“There are simply not enough hours in the day and that’s the end of it” the MD said to me. He meant it.
You could see that he was exhausted, trying to do too much and ending up chasing his own tail. His wife was now pregnant, he had to recruit three new roles and the bank and shareholders were starting to make unreasonable demands.
He continued, “I just have to work evenings and weekends like I always do. That’s the only way. And hopefully something will happen to ease things up before the baby arrives. But I am not sure quite what it will be.”
Jerry was stuck on a treadmill. He couldn’t get off. Couldn’t really see a light at the end of the tunnel.

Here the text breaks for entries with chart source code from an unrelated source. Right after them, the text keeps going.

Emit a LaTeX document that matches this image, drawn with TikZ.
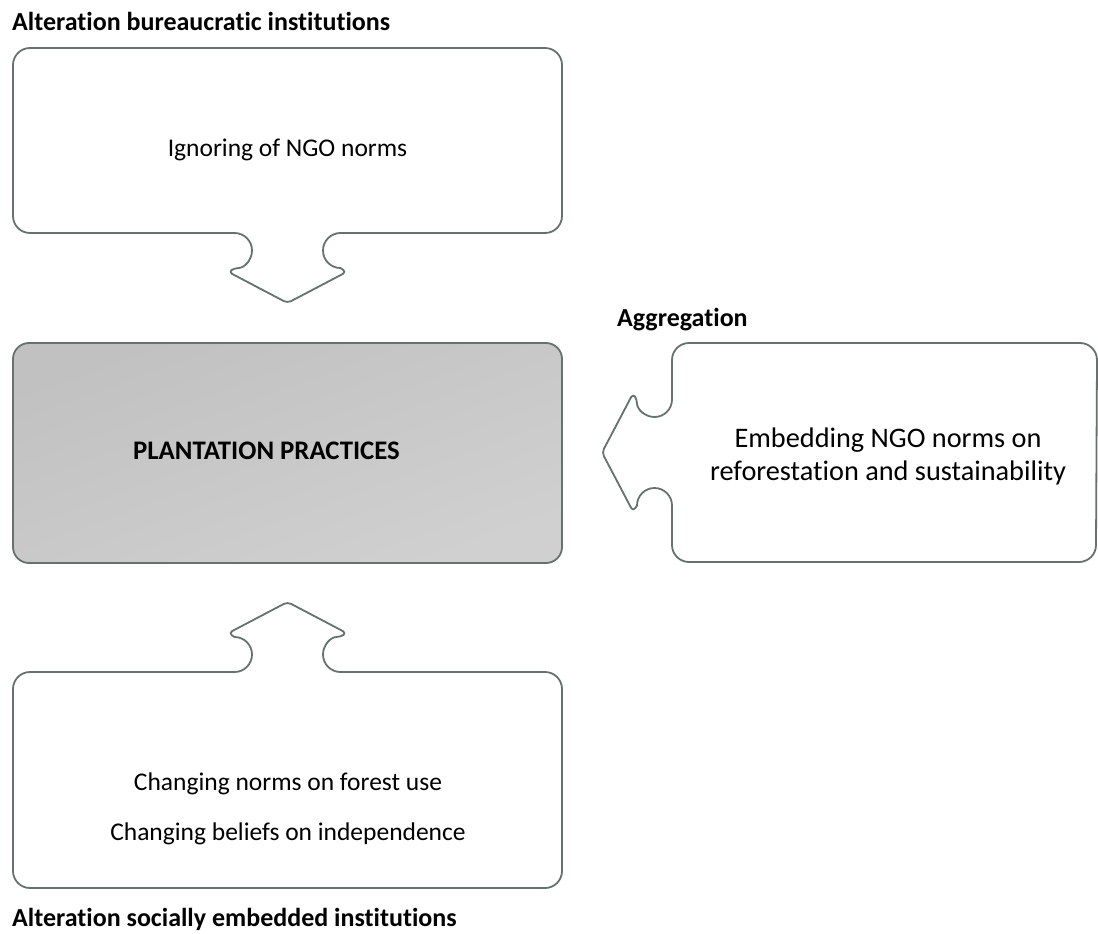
\documentclass[tikz,border=0pt]{standalone}
\usepackage{tikz}
\usepackage{fontspec}
\setmainfont{Carlito}[Ligatures=NoCommon]
\definecolor{edgec}{RGB}{102,114,108}
\definecolor{fillA}{RGB}{193,193,193}
\definecolor{fillB}{RGB}{208,208,208}
\begin{document}
\begin{tikzpicture}[x=1pt,y=-1pt,
  callout/.style={draw=edgec,line width=1.8pt,line join=round,fill=white},
  body/.style={font=\fontsize{25.5}{31}\selectfont,inner sep=0pt,align=center},
  bigbody/.style={font=\fontsize{28.3}{33}\selectfont,inner sep=0pt,align=center},
  head/.style={font=\fontsize{26}{31}\selectfont\bfseries,inner sep=0pt},
  title/.style={font=\fontsize{26.8}{32}\selectfont\bfseries,inner sep=0pt}]
\useasboundingbox (0,0) rectangle (1098,934);

% upper callout, arrow pointing down
\draw[callout] (13,65) arc[start angle=180,end angle=270,radius=17]
  -- (545,48) arc[start angle=270,end angle=360,radius=17]
  -- (562,216) arc[start angle=0,end angle=90,radius=17]
  -- (340.5,233) arc[start angle=270,end angle=90,radius=17.5]
  [rounded corners=4] -- (346.5,272) -- (287.5,303) -- (228.5,272) -- (234.5,268) [sharp corners]
  arc[start angle=90,end angle=-90,radius=17.5]
  -- (30,233) arc[start angle=90,end angle=180,radius=17] -- cycle;

% central box
\shade[top color=fillA,bottom color=fillB,shading angle=20,draw=edgec,line width=1.8pt,rounded corners=16]
  (13,343) rectangle (562,563);

% right callout, arrow pointing left
\draw[callout] (689,343) -- (1080,343) arc[start angle=270,end angle=360,radius=17]
  -- (1096,545) arc[start angle=0,end angle=90,radius=17]
  -- (689,562) arc[start angle=90,end angle=180,radius=17]
  -- (672,505.5) arc[start angle=0,end angle=-180,radius=17.5]
  [rounded corners=4] -- (633,511.5) -- (602,452.5) -- (633,393.5) -- (637,399.5) [sharp corners]
  arc[start angle=180,end angle=0,radius=17.5]
  -- (672,360) arc[start angle=180,end angle=270,radius=17] -- cycle;

% lower callout, arrow pointing up
\draw[callout] (13,689) arc[start angle=180,end angle=270,radius=17]
  -- (234.5,672) arc[start angle=90,end angle=-90,radius=17.5]
  [rounded corners=4] -- (228.5,633) -- (287.5,602) -- (346.5,633) -- (340.5,637) [sharp corners]
  arc[start angle=270,end angle=90,radius=17.5]
  -- (545,672) arc[start angle=270,end angle=360,radius=17]
  -- (562,871) arc[start angle=0,end angle=90,radius=17]
  -- (30,888) arc[start angle=90,end angle=180,radius=17] -- cycle;

% labels
\node[head,anchor=base west] (lblTop) at (12,31) {Alteration bureaucratic institutions};
\node[head,anchor=base west] (lblAgg) at (617,326) {Aggregation};
\node[head,anchor=base west] (lblBot) at (12,926) {Alteration socially embedded institutions};

% box texts
\node[body,anchor=base] (ignore) at (287.5,156) {Ignoring of NGO norms};
\node[title,anchor=base] (practice) at (266.5,459) {PLANTATION PRACTICES};
\node[bigbody,anchor=base] (embed1) at (888,447) {Embedding NGO norms on};
\node[bigbody,anchor=base] (embed2) at (888,480) {reforestation and sustainability};
\node[body,anchor=base] (change1) at (288,790) {Changing norms on forest use};
\node[body,anchor=base] (change2) at (288,840) {Changing beliefs on independence};
\end{tikzpicture}
\end{document}
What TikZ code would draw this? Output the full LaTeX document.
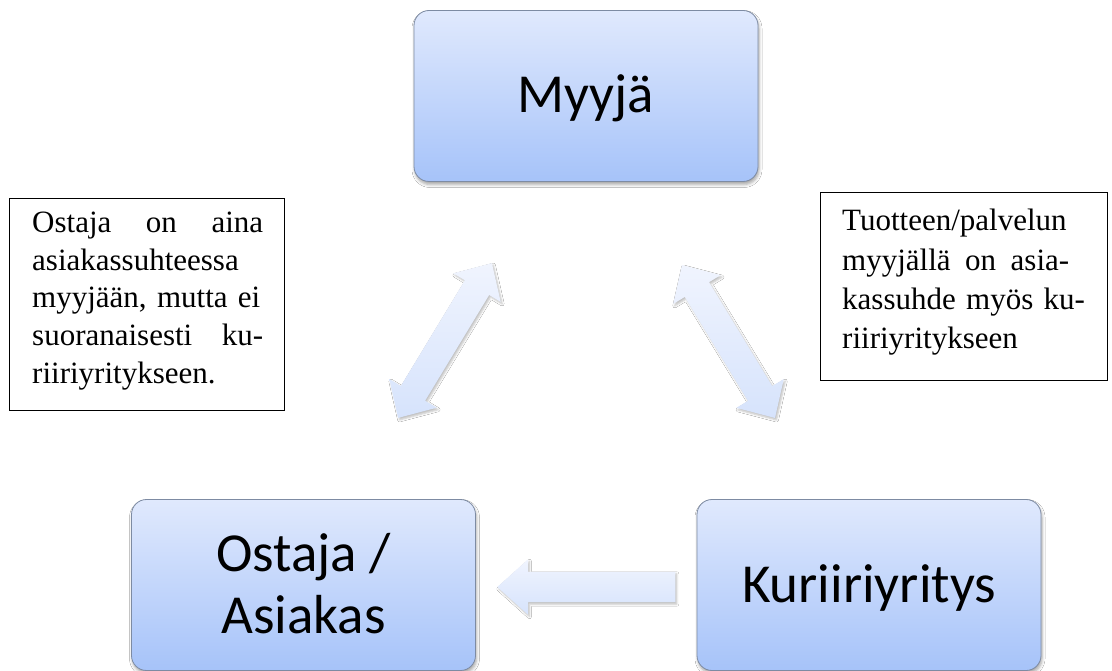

My simple if glib reply to him was, “Surely, it is all about priorities.”
His response was “But what do you do when all your priorities are equally important?”

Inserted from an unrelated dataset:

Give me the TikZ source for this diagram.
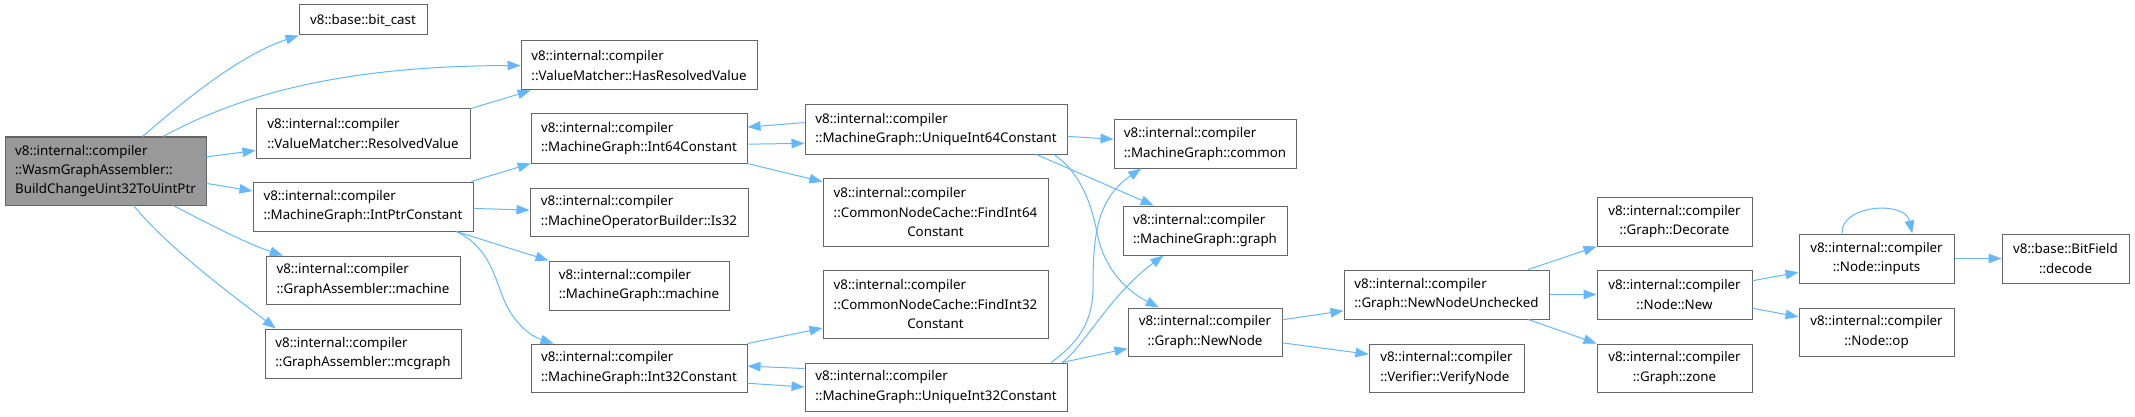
\documentclass[tikz,border=0pt]{standalone}
\usepackage{fontspec}
\setmainfont{Noto Sans}
\usetikzlibrary{arrows.meta}
\definecolor{edgeblue}{HTML}{63B8FF}
\definecolor{boxgray}{HTML}{666666}
\definecolor{mainfill}{HTML}{999999}
\begin{document}
\begin{tikzpicture}[x=1pt, y=-1pt,
  fn/.style={draw=boxgray, line width=1pt, fill=white, inner sep=0pt, align=left, font=\fontsize{13.33}{19.2}\selectfont},
  sz/.style 2 args={minimum width=#1pt, minimum height=#2pt},
  call/.style={draw=edgeblue, line width=1pt, -{Triangle[length=13pt, width=9.5pt]}}]
\useasboundingbox (0,0) rectangle (2135,417);
\node[fn, sz={201}{68}, fill=mainfill] (main) at (105.5,171) {v8::internal::compiler\\::WasmGraphAssembler::\\BuildChangeUint32ToUintPtr};
\node[fn, sz={128}{30}] (bitcast) at (363,20) {v8::base::bit\_cast};
\node[fn, sz={236}{49}] (hasres) at (639,65.5) {v8::internal::compiler\\::ValueMatcher::HasResolvedValue};
\node[fn, sz={214}{49}] (resval) at (363,133.5) {v8::internal::compiler\\::ValueMatcher::ResolvedValue};
\node[fn, sz={220}{49}] (intptr) at (363,206.5) {v8::internal::compiler\\::MachineGraph::IntPtrConstant};
\node[fn, sz={194}{48}] (gamachine) at (363,280) {v8::internal::compiler\\::GraphAssembler::machine};
\node[fn, sz={196}{49}] (gamcgraph) at (363,353.5) {v8::internal::compiler\\::GraphAssembler::mcgraph};
\node[fn, sz={216}{49}] (int64) at (639,138.5) {v8::internal::compiler\\::MachineGraph::Int64Constant};
\node[fn, sz={218}{48}] (is32) at (639,212) {v8::internal::compiler\\::MachineOperatorBuilder::Is32};
\node[fn, sz={180}{49}] (mgmachine) at (639,285.5) {v8::internal::compiler\\::MachineGraph::machine};
\node[fn, sz={216}{48}] (int32) at (639,368) {v8::internal::compiler\\::MachineGraph::Int32Constant};
\node[fn, sz={262}{49}] (uint64) at (936,129.5) {v8::internal::compiler\\::MachineGraph::UniqueInt64Constant};
\node[fn, sz={225}{68}] (find64) at (935.5,212) {v8::internal::compiler\\::CommonNodeCache::FindInt64\\\hfil Constant};
\node[fn, sz={225}{68}] (find32) at (935.5,304) {v8::internal::compiler\\::CommonNodeCache::FindInt32\\\hfil Constant};
\node[fn, sz={262}{48}] (uint32) at (936,387) {v8::internal::compiler\\::MachineGraph::UniqueInt32Constant};
\node[fn, sz={182}{48}] (common) at (1205,144) {v8::internal::compiler\\::MachineGraph::common};
\node[fn, sz={164}{49}] (graph) at (1205,230.5) {v8::internal::compiler\\::MachineGraph::graph};
\node[fn, sz={154}{48}, align=center] (newnode) at (1205,332) {v8::internal::compiler\\::Graph::NewNode};
\node[fn, sz={205}{49}] (newunchk) at (1446.5,294.5) {v8::internal::compiler\\::Graph::NewNodeUnchecked};
\node[fn, sz={155}{48}] (verify) at (1446.5,368) {v8::internal::compiler\\::Verifier::VerifyNode};
\node[fn, sz={155}{49}, align=center] (decorate) at (1674.5,221.5) {v8::internal::compiler\\::Graph::Decorate};
\node[fn, sz={155}{49}, align=center] (nodenew) at (1674.5,294.5) {v8::internal::compiler\\::Node::New};
\node[fn, sz={155}{48}, align=center] (zone) at (1674.5,368) {v8::internal::compiler\\::Graph::zone};
\node[fn, sz={155}{49}, align=center] (inputs) at (1876.5,258.5) {v8::internal::compiler\\::Node::inputs};
\node[fn, sz={155}{48}, align=center] (nodeop) at (1876.5,332) {v8::internal::compiler\\::Node::op};
\node[fn, sz={127}{49}, align=center] (decode) at (2065.5,258.5) {v8::base::BitField\\::decode};
\draw[call] (main.43) .. controls (185,100) and (240,55) .. (bitcast.south west);
\draw[call] (main.31) .. controls (240,95) and (340,66) .. (hasres.west);
\draw[call] (main.8.5) -- (resval.189);
\draw[call] (main.-7) -- (intptr.172.5);
\draw[call] (main.-27) .. controls (205,222) and (245,243) .. (gamachine.163);
\draw[call] (main.-51) .. controls (170,250) and (240,301) .. (gamcgraph.164);
\draw[call] (resval.13.5) -- (hasres.193);
\draw[call] (intptr.13.5) -- (int64.193.5);
\draw[call] (intptr.-1) -- (is32.179);
\draw[call] (intptr.-15.4) -- (mgmachine.north west);
\draw[call] (intptr.-15) .. controls (485,245) and (493,270) .. (502,295) .. controls (512,322) and (530,336) .. (int32.164);
\draw[call] (int64.-3) -- (uint64.186);
\draw[call] (uint64.177.6) -- (int64.6.6);
\draw[call] (int64.-13.5) -- (find64.165);
\draw[call] (int32.north east) -- (find32.192);
\draw[call] (int32.-8) -- (uint32.180.5);
\draw[call] (uint32.172) -- (int32.1);
\draw[call] (uint64.-3) -- (common.177);
\draw[call] (uint64.-14.6) -- (graph.154);
\draw[call] (uint64.-12.3) .. controls (1075,168) and (1090,195) .. (1097,233) .. controls (1104,268) and (1125,290) .. (newnode.152);
\draw[call] (uint32.12.6) .. controls (1070,348) and (1092,330) .. (1093,290) .. controls (1093,240) and (1095,200) .. (common.201);
\draw[call] (uint32.11.6) .. controls (1085,345) and (1110,295) .. (graph.211.5);
\draw[call] (uint32.11.1) -- (newnode.192);
\draw[call] (newnode.9) -- (newunchk.189);
\draw[call] (newnode.-8) -- (verify.170.6);
\draw[call] (newunchk.17.5) -- (decorate.south west);
\draw[call] (newunchk.east) -- (nodenew.west);
\draw[call] (newunchk.-17.5) -- (zone.north west);
\draw[call] (nodenew.10) -- (inputs.190);
\draw[call] (nodenew.-10.6) -- (nodeop.169);
\draw[call] (inputs.144.6) .. controls (1840,205) and (1905,200) .. (inputs.35.4);
\draw[call] (inputs.east) -- (decode.west);
\end{tikzpicture}
\end{document}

I chose not to tell him about the true meaning of the word priority and that by definition you cannot have lots of “the single most important thing”. A priority is a singular word. You have a priority, a number one. Just the one.
I decided to talk about how to fill a large vase with rocks, stones, sand and water. He knew this one.
He went on, “It’s a total mess if you start with the water. And you won’t have a chance of getting the rocks in if you leave them till last. What you do is start with the rocks, the stones, then the sand, then you top it up with the water at the end.”
Clearly, he knew this exeNorcise but not as a metaphor for priorities.
I continued. Your big ‘priorities’, what is most important, are like the rocks. You should deal with them first. Then, you can fit the progressively smaller tasks around them (stones then sand) and you finish infilling (if there is space or time) with the least relevant, the water.
Boom! He got it. Not all projects are equal. Some are more important than others. Some are crucial; some are nice-to-haves. As soon as you create order then everything starts to fall into place.
However, he was still faltering, “There still isn’t enough time to do it all. Not unless we create a 36-hour day or a 9-day week.”
But no sooner had he said this than the penny dropped. The exercise was about choice and about his role in making choices. His inability to say “no” had created this untenable situation where he felt he was letting everyone down. Failing everyone and feeling rotten about it. He had created an impossible schedule and unreasonably high expectations. He was bound to fail.
Staring into the distance you could visibly see him having his own aha-moment.
“I need to choose my top rocks, the must-do projects in my life. Only then can I fit the less important ones around it. And, you know what, it is OK to say no to things, to things that I don’t really want to do or don’t help me to progress. And maybe, if I do fewer projects better, then the overall results will be better. This is about gaining clarity about what matters and taking control.”
In his moments of clarity, he was able to turn his life around (and the business as well). He systematically identified the several big rocks in his life and the secondary stones that would fit around them. By getting the important things done and cutting out the less important he not only became more focused but he was also working on higher impact activities. A sense of direction brought with it a sense of momentum. And, because of significant de-cluttering and a generous use of the word “no” and delegating, he was able to take ownership of his own evenings and weekends. A result.